* [SUPPLIED DATA]
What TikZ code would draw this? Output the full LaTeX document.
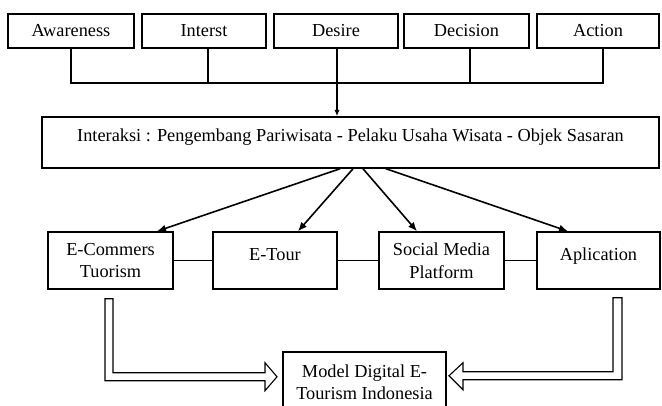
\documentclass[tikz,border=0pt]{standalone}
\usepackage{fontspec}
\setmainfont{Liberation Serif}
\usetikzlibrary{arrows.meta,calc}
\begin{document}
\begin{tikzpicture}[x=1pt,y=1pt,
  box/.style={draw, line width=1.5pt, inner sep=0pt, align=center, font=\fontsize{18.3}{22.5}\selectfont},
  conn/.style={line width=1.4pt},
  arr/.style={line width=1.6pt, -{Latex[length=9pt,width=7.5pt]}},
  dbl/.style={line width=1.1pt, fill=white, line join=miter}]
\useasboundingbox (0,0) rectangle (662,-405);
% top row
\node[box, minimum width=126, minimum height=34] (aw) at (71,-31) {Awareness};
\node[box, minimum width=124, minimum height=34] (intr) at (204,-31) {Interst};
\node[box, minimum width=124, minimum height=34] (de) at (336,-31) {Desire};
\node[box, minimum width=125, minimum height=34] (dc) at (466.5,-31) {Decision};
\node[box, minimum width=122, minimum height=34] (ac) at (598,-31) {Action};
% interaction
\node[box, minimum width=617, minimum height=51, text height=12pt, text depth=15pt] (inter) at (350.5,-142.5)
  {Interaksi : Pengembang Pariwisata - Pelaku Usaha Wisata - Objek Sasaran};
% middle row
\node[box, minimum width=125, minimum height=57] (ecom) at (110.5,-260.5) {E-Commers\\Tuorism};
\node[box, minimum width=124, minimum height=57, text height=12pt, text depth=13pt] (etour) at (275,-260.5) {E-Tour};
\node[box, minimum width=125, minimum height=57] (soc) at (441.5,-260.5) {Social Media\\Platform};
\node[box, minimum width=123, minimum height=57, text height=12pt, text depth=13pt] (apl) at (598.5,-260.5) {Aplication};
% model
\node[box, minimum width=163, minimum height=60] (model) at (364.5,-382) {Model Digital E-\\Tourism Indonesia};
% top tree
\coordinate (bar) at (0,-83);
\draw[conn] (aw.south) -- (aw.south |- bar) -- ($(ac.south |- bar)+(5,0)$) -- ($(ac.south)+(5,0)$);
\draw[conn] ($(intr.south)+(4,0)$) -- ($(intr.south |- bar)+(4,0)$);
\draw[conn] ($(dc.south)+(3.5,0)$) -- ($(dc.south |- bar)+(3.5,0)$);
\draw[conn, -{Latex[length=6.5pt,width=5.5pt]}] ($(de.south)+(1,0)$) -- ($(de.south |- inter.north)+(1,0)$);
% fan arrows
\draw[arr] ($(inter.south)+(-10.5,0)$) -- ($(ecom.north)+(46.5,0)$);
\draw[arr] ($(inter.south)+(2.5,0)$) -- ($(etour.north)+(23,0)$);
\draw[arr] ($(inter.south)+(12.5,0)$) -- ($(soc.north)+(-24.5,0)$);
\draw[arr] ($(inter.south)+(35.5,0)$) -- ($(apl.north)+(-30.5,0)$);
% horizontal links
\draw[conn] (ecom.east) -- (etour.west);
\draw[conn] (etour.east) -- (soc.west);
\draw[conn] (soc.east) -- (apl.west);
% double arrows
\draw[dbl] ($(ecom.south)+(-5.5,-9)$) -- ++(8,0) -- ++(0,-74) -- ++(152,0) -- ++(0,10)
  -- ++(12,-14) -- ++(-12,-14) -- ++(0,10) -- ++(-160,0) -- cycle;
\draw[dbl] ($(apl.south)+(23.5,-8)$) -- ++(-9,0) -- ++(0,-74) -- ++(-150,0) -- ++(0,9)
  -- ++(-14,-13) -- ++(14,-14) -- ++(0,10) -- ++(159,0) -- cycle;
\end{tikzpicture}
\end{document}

* [SET EXERCISE] Reproduce every line exactly and omit all pictures.

* [RIGHT ANSWER]
What TikZ code would draw this? Output the full LaTeX document.
\documentclass[tikz,border=0pt]{standalone}
\usepackage{fontspec}
\setmainfont{Liberation Serif}
\usetikzlibrary{arrows.meta,calc}
\begin{document}
\begin{tikzpicture}[x=1pt,y=1pt,
  box/.style={draw, line width=1.5pt, inner sep=0pt, align=center, font=\fontsize{18.3}{22.5}\selectfont},
  conn/.style={line width=1.4pt},
  arr/.style={line width=1.6pt, -{Latex[length=9pt,width=7.5pt]}},
  dbl/.style={line width=1.1pt, fill=white, line join=miter}]
\useasboundingbox (0,0) rectangle (662,-405);
% top row
\node[box, minimum width=126, minimum height=34] (aw) at (71,-31) {Awareness};
\node[box, minimum width=124, minimum height=34] (intr) at (204,-31) {Interst};
\node[box, minimum width=124, minimum height=34] (de) at (336,-31) {Desire};
\node[box, minimum width=125, minimum height=34] (dc) at (466.5,-31) {Decision};
\node[box, minimum width=122, minimum height=34] (ac) at (598,-31) {Action};
% interaction
\node[box, minimum width=617, minimum height=51, text height=12pt, text depth=15pt] (inter) at (350.5,-142.5)
  {Interaksi : Pengembang Pariwisata - Pelaku Usaha Wisata - Objek Sasaran};
% middle row
\node[box, minimum width=125, minimum height=57] (ecom) at (110.5,-260.5) {E-Commers\\Tuorism};
\node[box, minimum width=124, minimum height=57, text height=12pt, text depth=13pt] (etour) at (275,-260.5) {E-Tour};
\node[box, minimum width=125, minimum height=57] (soc) at (441.5,-260.5) {Social Media\\Platform};
\node[box, minimum width=123, minimum height=57, text height=12pt, text depth=13pt] (apl) at (598.5,-260.5) {Aplication};
% model
\node[box, minimum width=163, minimum height=60] (model) at (364.5,-382) {Model Digital E-\\Tourism Indonesia};
% top tree
\coordinate (bar) at (0,-83);
\draw[conn] (aw.south) -- (aw.south |- bar) -- ($(ac.south |- bar)+(5,0)$) -- ($(ac.south)+(5,0)$);
\draw[conn] ($(intr.south)+(4,0)$) -- ($(intr.south |- bar)+(4,0)$);
\draw[conn] ($(dc.south)+(3.5,0)$) -- ($(dc.south |- bar)+(3.5,0)$);
\draw[conn, -{Latex[length=6.5pt,width=5.5pt]}] ($(de.south)+(1,0)$) -- ($(de.south |- inter.north)+(1,0)$);
% fan arrows
\draw[arr] ($(inter.south)+(-10.5,0)$) -- ($(ecom.north)+(46.5,0)$);
\draw[arr] ($(inter.south)+(2.5,0)$) -- ($(etour.north)+(23,0)$);
\draw[arr] ($(inter.south)+(12.5,0)$) -- ($(soc.north)+(-24.5,0)$);
\draw[arr] ($(inter.south)+(35.5,0)$) -- ($(apl.north)+(-30.5,0)$);
% horizontal links
\draw[conn] (ecom.east) -- (etour.west);
\draw[conn] (etour.east) -- (soc.west);
\draw[conn] (soc.east) -- (apl.west);
% double arrows
\draw[dbl] ($(ecom.south)+(-5.5,-9)$) -- ++(8,0) -- ++(0,-74) -- ++(152,0) -- ++(0,10)
  -- ++(12,-14) -- ++(-12,-14) -- ++(0,10) -- ++(-160,0) -- cycle;
\draw[dbl] ($(apl.south)+(23.5,-8)$) -- ++(-9,0) -- ++(0,-74) -- ++(-150,0) -- ++(0,9)
  -- ++(-14,-13) -- ++(14,-14) -- ++(0,10) -- ++(159,0) -- cycle;
\end{tikzpicture}
\end{document}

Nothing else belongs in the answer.